Other fellowships across campus have supported undergraduate research in India. Among them:
- Economics concentrator Akshay Rathod '10 was one of 15 undergraduates who were named Royce Fellows for 2009. Rathod has been using his $4,000 fellowship to explore how the emergence of an urban youth culture in India has affected Bollywood films since the mid-1990s. The previous year, Shae Fitzpatrick '10 [LINK: http://www.brownbears.com/sports/w-baskbl/spec-rel/070308aad.html] received a Royce Fellowship and traveled to Delhi to study the US National Basketball Association's efforts to promote HIV prevention and sportsmanship while also demonstrating basketball fundamentals.

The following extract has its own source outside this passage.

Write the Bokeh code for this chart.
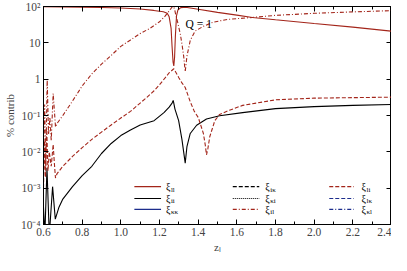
from bokeh.plotting import figure
from bokeh.models import (Range1d, FixedTicker, LinearAxis, LogAxis, Label, Arrow)
from bokeh.embed import file_html
from bokeh.resources import INLINE

# ---------------- data ----------------
z_ll = [0.600, 0.700, 0.800, 0.900, 1.000, 1.100, 1.170, 1.220, 1.240, 1.250,
        1.260, 1.265, 1.270, 1.274, 1.278, 1.282, 1.288, 1.295, 1.310, 1.335,
        1.400, 1.500, 1.600, 1.680, 1.800, 2.000, 2.200, 2.400]
xi_ll = [98, 97, 96, 94, 91, 85, 78, 72, 65, 52,
         25, 8, 3, 2.3, 4, 15, 55, 80, 93, 95,
         84, 69, 58, 50, 43, 34, 27, 21]

z_il = [0.600, 0.606, 0.612, 0.619, 0.626, 0.633, 0.640, 0.650, 0.657, 0.662,
        0.670, 0.700, 0.750, 0.800, 0.850, 0.900, 0.950, 1.000, 1.050, 1.100,
        1.150, 1.200, 1.230, 1.257, 1.265, 1.272, 1.278, 1.283, 1.295, 1.308,
        1.318, 1.325, 1.333, 1.342, 1.359, 1.384, 1.427, 1.477, 1.550, 1.680,
        1.800, 2.000, 2.200, 2.400]
xi_il = [0.01, 0.2, 0.004, 1.0, 0.03, 0.09, 0.02, 0.4, 0.12, 0.048,
         0.06, 0.1, 0.25, 0.65, 1.4, 2.6, 4.5, 8, 12, 18,
         25, 38, 55, 85, 97, 100, 85, 63, 35, 17,
         8, 4.3, 1.6, 4.3, 11.6, 21, 28.5, 37, 44, 50,
         57, 65, 71, 77]

z_li = [0.600, 0.605, 0.610, 0.617, 0.623, 0.630, 0.640, 0.650, 0.656, 0.662,
        0.670, 0.700, 0.750, 0.800, 0.850, 0.900, 0.950, 1.000, 1.050, 1.100,
        1.130, 1.172, 1.200, 1.230, 1.250, 1.274, 1.300, 1.316, 1.333, 1.359,
        1.380, 1.401, 1.427, 1.437, 1.443, 1.450, 1.460, 1.486, 1.511, 1.562,
        1.630, 1.800, 2.000, 2.200, 2.400]
xi_li = [0.001, 0.02, 0.002, 0.04, 0.003, 0.01, 0.004, 0.016, 0.005, 0.0019,
         0.0025, 0.004, 0.0075, 0.013, 0.022, 0.035, 0.055, 0.085, 0.13, 0.22,
         0.3, 0.48, 0.7, 1.1, 1.5, 1.93, 1.1, 0.79, 0.59, 0.24,
         0.13, 0.087, 0.032, 0.015, 0.0083, 0.012, 0.026, 0.072, 0.107, 0.14,
         0.19, 0.27, 0.3, 0.31, 0.32]

z_ii = [0.600, 0.607, 0.618, 0.630, 0.647, 0.661, 0.680, 0.700, 0.750, 0.800,
        0.850, 0.900, 0.950, 1.000, 1.050, 1.100, 1.172, 1.223, 1.250, 1.265,
        1.271, 1.280, 1.299, 1.316, 1.333, 1.342, 1.359, 1.392, 1.443, 1.511,
        1.630, 1.800, 2.000, 2.200, 2.400]
xi_ii = [0.0003, 0.00005, 0.0036, 0.00005, 0.0011, 0.00014, 0.0003, 0.0005, 0.0011, 0.0022,
         0.004, 0.009, 0.017, 0.028, 0.04, 0.055, 0.072, 0.12, 0.17, 0.22,
         0.26, 0.15, 0.072, 0.022, 0.0049, 0.014, 0.032, 0.054, 0.08, 0.098,
         0.12, 0.155, 0.175, 0.19, 0.2]

x_ticks = [0.6, 0.8, 1.0, 1.2, 1.4, 1.6, 1.8, 2.0, 2.2, 2.4]
x_tick_labels = ["0.6", "0.8", "1.0", "1.2", "1.4", "1.6", "1.8", "2.0", "2.2", "2.4"]
x_minor = [0.7, 0.9, 1.1, 1.3, 1.5, 1.7, 1.9, 2.1, 2.3]
y_ticks = [1e-4, 1e-3, 1e-2, 1e-1, 1, 10, 100]
y_tick_labels = ["10\u207b\u2074", "10\u207b\u00b3", "10\u207b\u00b2", "10\u207b\u00b9",
                 "1", "10", "10\u00b2"]

legend_names = [["ll", "ii", "\u03ba\u03ba"],
                ["i\u03ba", "\u03bai", "il"],
                ["li", "l\u03ba", "\u03bal"]]

RED = "#a3251a"
BLUE = "#1c2d8c"
BLACK = "#000000"
legend_styles = [[(RED, "solid"), (BLACK, "solid"), (BLUE, "solid")],
                 [(BLACK, "4 2"), (BLACK, "1 1"), (RED, "4 2 1 2")],
                 [(RED, "4 2"), (BLUE, "4 2"), (BLUE, "4 2 1 2")]]

FONT = "Liberation Serif"

# ---------------- figure ----------------
p = figure(width=391, height=255, y_axis_type="log",
           x_range=Range1d(0.6, 2.4), y_range=Range1d(1e-4, 1e2),
           output_backend="svg", toolbar_location=None,
           min_border_left=3, min_border_right=0, min_border_top=6, min_border_bottom=1)
p.grid.visible = False
p.outline_line_color = "black"
p.outline_line_width = 1
p.background_fill_color = "white"
p.border_fill_color = "white"

xt = FixedTicker(ticks=x_ticks, minor_ticks=x_minor)
yt = FixedTicker(ticks=y_ticks, minor_ticks=[])

def style_axis(ax):
    ax.axis_line_color = "black"
    ax.major_tick_in = 5
    ax.major_tick_out = 0
    ax.minor_tick_in = 3
    ax.minor_tick_out = 0
    ax.major_tick_line_color = "black"
    ax.minor_tick_line_color = "black"
    ax.major_label_text_font = FONT
    ax.major_label_text_font_size = "11.5px"
    ax.major_label_standoff = 3
    ax.axis_label_text_font = FONT
    ax.axis_label_text_font_size = "11px"
    ax.axis_label_text_font_style = "normal"
    ax.axis_label_standoff = 2

xa = p.xaxis[0]
xa.ticker = xt
xa.major_label_overrides = {t: s for t, s in zip(x_ticks, x_tick_labels)}
xa.axis_label = "z\u2097"
style_axis(xa)

ya = p.yaxis[0]
ya.ticker = yt
ya.major_label_overrides = {t: s for t, s in zip(y_ticks, y_tick_labels)}
ya.axis_label = "% contrib"
style_axis(ya)

top = LinearAxis(ticker=xt)
style_axis(top)
top.major_label_overrides = {t: "" for t in x_ticks}
top.major_label_standoff = 0
p.add_layout(top, "above")
right = LogAxis(ticker=yt)
style_axis(right)
right.major_label_overrides = {t: "" for t in y_ticks}
right.major_label_standoff = 0
p.add_layout(right, "right")

# ---------------- curves ----------------
p.line(z_ll, xi_ll, line_color=RED, line_width=1.1)
p.line(z_ii, xi_ii, line_color=BLACK, line_width=1.1)
p.line(z_il, xi_il, line_color=RED, line_width=1.1, line_dash="4 2 1 2")
p.line(z_li, xi_li, line_color=RED, line_width=1.1, line_dash="4 2")

p.add_layout(Label(x=1.335, y=32, text="Q = 1", text_font=FONT,
                   text_font_size="11.5px", text_baseline="alphabetic",
                   text_color="black"))

# ---------------- legend (manual, for subscripts) ----------------
leg_x0 = [1.070, 1.579, 2.078]
leg_x1 = [1.208, 1.716, 2.205]
leg_tx = [1.233, 1.747, 2.245]
leg_rows = [1.1e-3, 5.2e-4, 2.6e-4]
for c in range(3):
    for r in range(3):
        col, dash = legend_styles[c][r]
        p.add_layout(Arrow(end=None, x_start=leg_x0[c], x_end=leg_x1[c],
                           y_start=leg_rows[r], y_end=leg_rows[r],
                           line_color=col, line_width=1.1, line_dash=dash))
        p.add_layout(Label(x=leg_tx[c], y=leg_rows[r], text="\u03be", text_font=FONT,
                           text_font_size="10px", text_baseline="middle",
                           text_color="black"))
        p.add_layout(Label(x=leg_tx[c], y=leg_rows[r], x_offset=5, y_offset=-3,
                           text=legend_names[c][r], text_font=FONT,
                           text_font_size="7px", text_baseline="middle",
                           text_color="black"))

open("out.html", "w").write(file_html(p, INLINE))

- As a 2009 Swearer International Service Fellow, Elizabeth Baron '10 worked with the Sadhana Forest Reforestation Project in Tamil Nadu Province. She served as education/outreach coordinator working with volunteers in the reforestation project and also with local village schools and teachers to enhance their relationship with Sadhana Forest.
- Meghna Philip '11 and Farrukh Malik '11, 2009 Starr Fellows with the Social Innovation Initiative, have been working to establish Networks for Peace: The India-Pakistan Dialogue Project. They aim to create a platform for policy-oriented discussion and conflict resolution between university students from India and Pakistan.
- As a Luce Undergraduate Environmental Fellow, Will Lippitt '09 spent the summer of 2008 researching "Ecotourism in Himachal Pradesh: An Inquiry in Camp Potters Hill." Christina Tang '09, another Luce fellow, spent the summer of 2007 in research on "Bridging Local Knowledge and Water Management Practices: a Case Study in Kuttanad, Kerala, India."
- Eunice Chyung '10 was a Richard Smoke Summer Fellow in 2008, interning with Missionaries of Charity in Kolkata, India.
Graduate-level research in India has also taken many forms, among them:
- Three graduate students in anthropology have been working on diverse topics: Harris Solomon conducted research on medical tourism in India and now is pursuing his doctoral work in Mumbai on "The Science and Politics of Obesity in India," with support from the National Science Foundation. Sohini Kar completed her research work on the changing nature of markets, "Selling the New World Order in the Marketplaces of Kolkata." Bhawani Buswala is conducting his research work on changing perceptions and self identification among the "low" castes in India.
- Sociology doctoral students Shruti Majumdar, Trina Vithayathil and Gayatri Singh (who is also part of the Graduate Program in Development) have spent the summer of 2009 in India on urban governance. Majumdar also spent the summer of 2008 in New Delhi, studying the uneven way in which foreign direct investment is affecting states in India.
Brown students of Indian origin have enriched not only the campus but the local, national, and global communities. In 2005, Brown medical student Rajiv Kumar launched Shape Up RI in Brown’s home state of Rhode Island; it is now expanding across the United States and in 25 additional countries.
Through an initiative called Brown in India, exchange programs between Brown and St. Stephen's College as well as Lady Shri Ram College for Women provide an opportunity for students to study directly at institutions of higher learning in India. As part of this exchange program, Indian professors come to Brown from partner institutions to do research. Additionally, Brown-approved programs are available from a handful of other Indian colleges and exchange organizers.